Brothers bundle up and bond at Balloon Fest.

Wednesday, August 8, 2012

Happy 16th, Gabe!

It doesn't seem appropriate to give a boy any "Sweet 16" greetings, since it conjures estrogen-images of pink cupcakes and tiaras -- unless of course he's into that.

My son Gabe is more into blow-'em-up video games and farting, so I guess we'll have to coin a new phrase. I'm open to suggestions.

He's also into being an absolutely great kid. A man, really. He spent the summer ripping up a garage roof with his bare hands and a hammer, and he cares for his baby brother as good as any other adult. He acts like he doesn't know how to do some things, but he really could clean his own living areas and do his own laundry and make his own meals if he had to. No wonder he already is dreaming about the day he'll move out and be on his own.

My congregation has a lovely tradition of singing "Happy Birthday" to folks with upcoming birthdays during the announcement segment at the end of a worship service. Gabe took his adulation this past Sunday with great humility and sincere appreciation, which alone made me beam with pride.

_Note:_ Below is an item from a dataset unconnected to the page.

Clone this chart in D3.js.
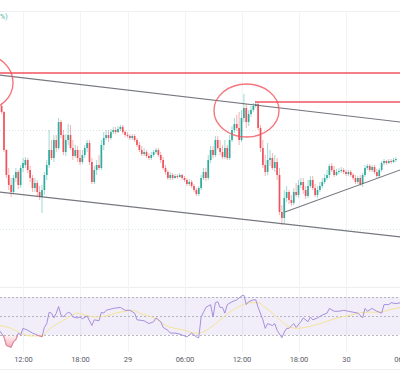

But as I was singing to Gabe with Max on my lap, I realized that I had another 16 years to go all over again. Made my voice choke a little.

But today is Gabe's day, and we're going to celebrate all day long. Mostly by eating. He's having breakfast with my mom, and then lunch out with me and my dad, then supper with me and my in-laws. Perhaps I should gift-wrap some antacid.

I know I need some at just the thought that my first-and-still baby grew up so very quickly.

Monday, August 6, 2012

Hello, There, Sailor!

How did I let a whole week go by without blogging? Because that was the week that my husband's ship was in U.S. ports.

Everything revolves around when I might get one of those precious phone calls from him. Depending on what kind of bridge watch he had or how many hours it had been since he had slept, the calls ranged from quick check-ins to lovely chats. My job is to be available and to keep my phone charged and nearby.

Most importantly, I let one of those calls go to voice mail so that he could record a message for Max. When I play the distinctive voice of his daddy to him, his eyes get very wide and he holds very still. It's one way we're trying to help his memories connect for when they are reunited.

We had very little advance warning before Dan went out to sea this time, but hopefully by the next cruise we will get around to my idea of video recording him reading children's books. Playing those videos for Max would make a very special bedtime routine indeed.

But now it's back to my routine. Which apparently will include bathing my husband's dog, Hippo. She is filthy.